PROMPT: Without the pictures, set down every line of the data exactly.

GIVEN DATA:
-- Start --
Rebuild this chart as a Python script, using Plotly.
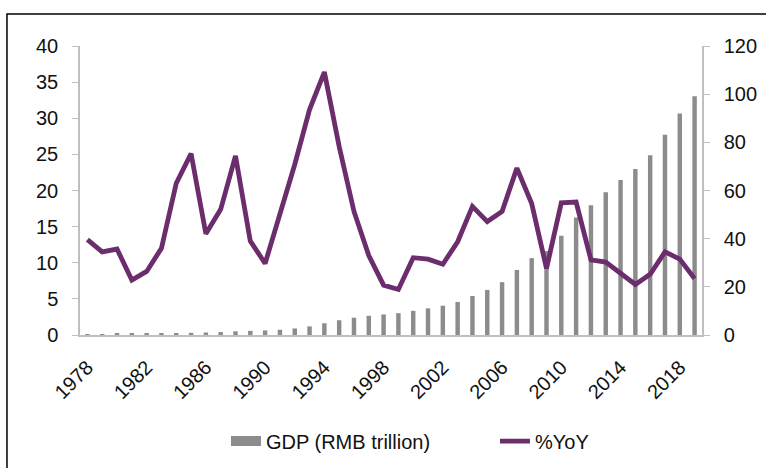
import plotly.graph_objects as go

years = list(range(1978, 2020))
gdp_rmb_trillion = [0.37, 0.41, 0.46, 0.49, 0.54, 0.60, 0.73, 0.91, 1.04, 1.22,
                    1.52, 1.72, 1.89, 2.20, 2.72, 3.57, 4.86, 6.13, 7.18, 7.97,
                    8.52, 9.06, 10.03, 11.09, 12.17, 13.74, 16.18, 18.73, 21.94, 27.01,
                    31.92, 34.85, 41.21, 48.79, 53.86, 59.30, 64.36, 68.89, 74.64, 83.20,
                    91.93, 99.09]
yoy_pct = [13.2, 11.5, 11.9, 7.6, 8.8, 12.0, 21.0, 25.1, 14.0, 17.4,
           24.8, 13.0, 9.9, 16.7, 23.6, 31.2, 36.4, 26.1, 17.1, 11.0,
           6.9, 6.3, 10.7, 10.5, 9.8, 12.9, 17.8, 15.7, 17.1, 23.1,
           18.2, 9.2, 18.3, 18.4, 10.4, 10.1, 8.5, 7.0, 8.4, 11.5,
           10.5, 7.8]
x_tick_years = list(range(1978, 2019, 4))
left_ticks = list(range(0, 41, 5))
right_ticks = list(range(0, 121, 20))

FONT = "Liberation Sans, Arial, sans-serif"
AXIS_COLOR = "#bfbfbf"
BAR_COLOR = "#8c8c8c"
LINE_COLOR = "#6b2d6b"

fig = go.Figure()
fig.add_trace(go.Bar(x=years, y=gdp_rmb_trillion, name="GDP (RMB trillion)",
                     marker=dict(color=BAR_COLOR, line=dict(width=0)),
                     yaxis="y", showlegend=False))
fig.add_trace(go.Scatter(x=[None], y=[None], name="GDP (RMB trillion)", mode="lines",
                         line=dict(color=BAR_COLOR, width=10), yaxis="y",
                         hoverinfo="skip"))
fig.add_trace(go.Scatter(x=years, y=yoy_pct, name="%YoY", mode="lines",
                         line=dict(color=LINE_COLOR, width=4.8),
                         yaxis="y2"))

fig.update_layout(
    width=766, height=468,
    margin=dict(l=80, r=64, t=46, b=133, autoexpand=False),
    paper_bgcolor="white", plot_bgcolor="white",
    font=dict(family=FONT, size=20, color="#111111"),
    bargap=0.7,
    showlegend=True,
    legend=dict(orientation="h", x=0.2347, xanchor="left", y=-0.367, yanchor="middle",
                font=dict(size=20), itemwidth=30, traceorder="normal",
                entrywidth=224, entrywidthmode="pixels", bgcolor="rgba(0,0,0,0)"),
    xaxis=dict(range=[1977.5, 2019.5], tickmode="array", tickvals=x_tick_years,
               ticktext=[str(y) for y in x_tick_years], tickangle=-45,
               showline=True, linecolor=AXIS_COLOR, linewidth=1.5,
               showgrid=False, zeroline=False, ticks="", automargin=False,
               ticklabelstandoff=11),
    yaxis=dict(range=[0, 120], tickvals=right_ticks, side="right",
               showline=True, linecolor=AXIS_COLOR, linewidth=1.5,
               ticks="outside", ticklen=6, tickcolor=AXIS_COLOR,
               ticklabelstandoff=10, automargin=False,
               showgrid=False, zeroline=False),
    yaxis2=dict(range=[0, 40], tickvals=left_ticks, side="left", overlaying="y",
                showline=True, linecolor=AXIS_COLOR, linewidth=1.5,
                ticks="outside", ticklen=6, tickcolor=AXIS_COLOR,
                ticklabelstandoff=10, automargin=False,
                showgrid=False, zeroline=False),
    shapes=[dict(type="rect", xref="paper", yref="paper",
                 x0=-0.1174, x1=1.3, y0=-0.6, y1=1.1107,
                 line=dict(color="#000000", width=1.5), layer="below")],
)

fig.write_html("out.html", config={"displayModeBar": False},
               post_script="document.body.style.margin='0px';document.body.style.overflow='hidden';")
-- End --
RESPONSE TO THE TASK:
Rebuild this chart as a Python script, using Plotly.
import plotly.graph_objects as go

years = list(range(1978, 2020))
gdp_rmb_trillion = [0.37, 0.41, 0.46, 0.49, 0.54, 0.60, 0.73, 0.91, 1.04, 1.22,
                    1.52, 1.72, 1.89, 2.20, 2.72, 3.57, 4.86, 6.13, 7.18, 7.97,
                    8.52, 9.06, 10.03, 11.09, 12.17, 13.74, 16.18, 18.73, 21.94, 27.01,
                    31.92, 34.85, 41.21, 48.79, 53.86, 59.30, 64.36, 68.89, 74.64, 83.20,
                    91.93, 99.09]
yoy_pct = [13.2, 11.5, 11.9, 7.6, 8.8, 12.0, 21.0, 25.1, 14.0, 17.4,
           24.8, 13.0, 9.9, 16.7, 23.6, 31.2, 36.4, 26.1, 17.1, 11.0,
           6.9, 6.3, 10.7, 10.5, 9.8, 12.9, 17.8, 15.7, 17.1, 23.1,
           18.2, 9.2, 18.3, 18.4, 10.4, 10.1, 8.5, 7.0, 8.4, 11.5,
           10.5, 7.8]
x_tick_years = list(range(1978, 2019, 4))
left_ticks = list(range(0, 41, 5))
right_ticks = list(range(0, 121, 20))

FONT = "Liberation Sans, Arial, sans-serif"
AXIS_COLOR = "#bfbfbf"
BAR_COLOR = "#8c8c8c"
LINE_COLOR = "#6b2d6b"

fig = go.Figure()
fig.add_trace(go.Bar(x=years, y=gdp_rmb_trillion, name="GDP (RMB trillion)",
                     marker=dict(color=BAR_COLOR, line=dict(width=0)),
                     yaxis="y", showlegend=False))
fig.add_trace(go.Scatter(x=[None], y=[None], name="GDP (RMB trillion)", mode="lines",
                         line=dict(color=BAR_COLOR, width=10), yaxis="y",
                         hoverinfo="skip"))
fig.add_trace(go.Scatter(x=years, y=yoy_pct, name="%YoY", mode="lines",
                         line=dict(color=LINE_COLOR, width=4.8),
                         yaxis="y2"))

fig.update_layout(
    width=766, height=468,
    margin=dict(l=80, r=64, t=46, b=133, autoexpand=False),
    paper_bgcolor="white", plot_bgcolor="white",
    font=dict(family=FONT, size=20, color="#111111"),
    bargap=0.7,
    showlegend=True,
    legend=dict(orientation="h", x=0.2347, xanchor="left", y=-0.367, yanchor="middle",
                font=dict(size=20), itemwidth=30, traceorder="normal",
                entrywidth=224, entrywidthmode="pixels", bgcolor="rgba(0,0,0,0)"),
    xaxis=dict(range=[1977.5, 2019.5], tickmode="array", tickvals=x_tick_years,
               ticktext=[str(y) for y in x_tick_years], tickangle=-45,
               showline=True, linecolor=AXIS_COLOR, linewidth=1.5,
               showgrid=False, zeroline=False, ticks="", automargin=False,
               ticklabelstandoff=11),
    yaxis=dict(range=[0, 120], tickvals=right_ticks, side="right",
               showline=True, linecolor=AXIS_COLOR, linewidth=1.5,
               ticks="outside", ticklen=6, tickcolor=AXIS_COLOR,
               ticklabelstandoff=10, automargin=False,
               showgrid=False, zeroline=False),
    yaxis2=dict(range=[0, 40], tickvals=left_ticks, side="left", overlaying="y",
                showline=True, linecolor=AXIS_COLOR, linewidth=1.5,
                ticks="outside", ticklen=6, tickcolor=AXIS_COLOR,
                ticklabelstandoff=10, automargin=False,
                showgrid=False, zeroline=False),
    shapes=[dict(type="rect", xref="paper", yref="paper",
                 x0=-0.1174, x1=1.3, y0=-0.6, y1=1.1107,
                 line=dict(color="#000000", width=1.5), layer="below")],
)

fig.write_html("out.html", config={"displayModeBar": False},
               post_script="document.body.style.margin='0px';document.body.style.overflow='hidden';")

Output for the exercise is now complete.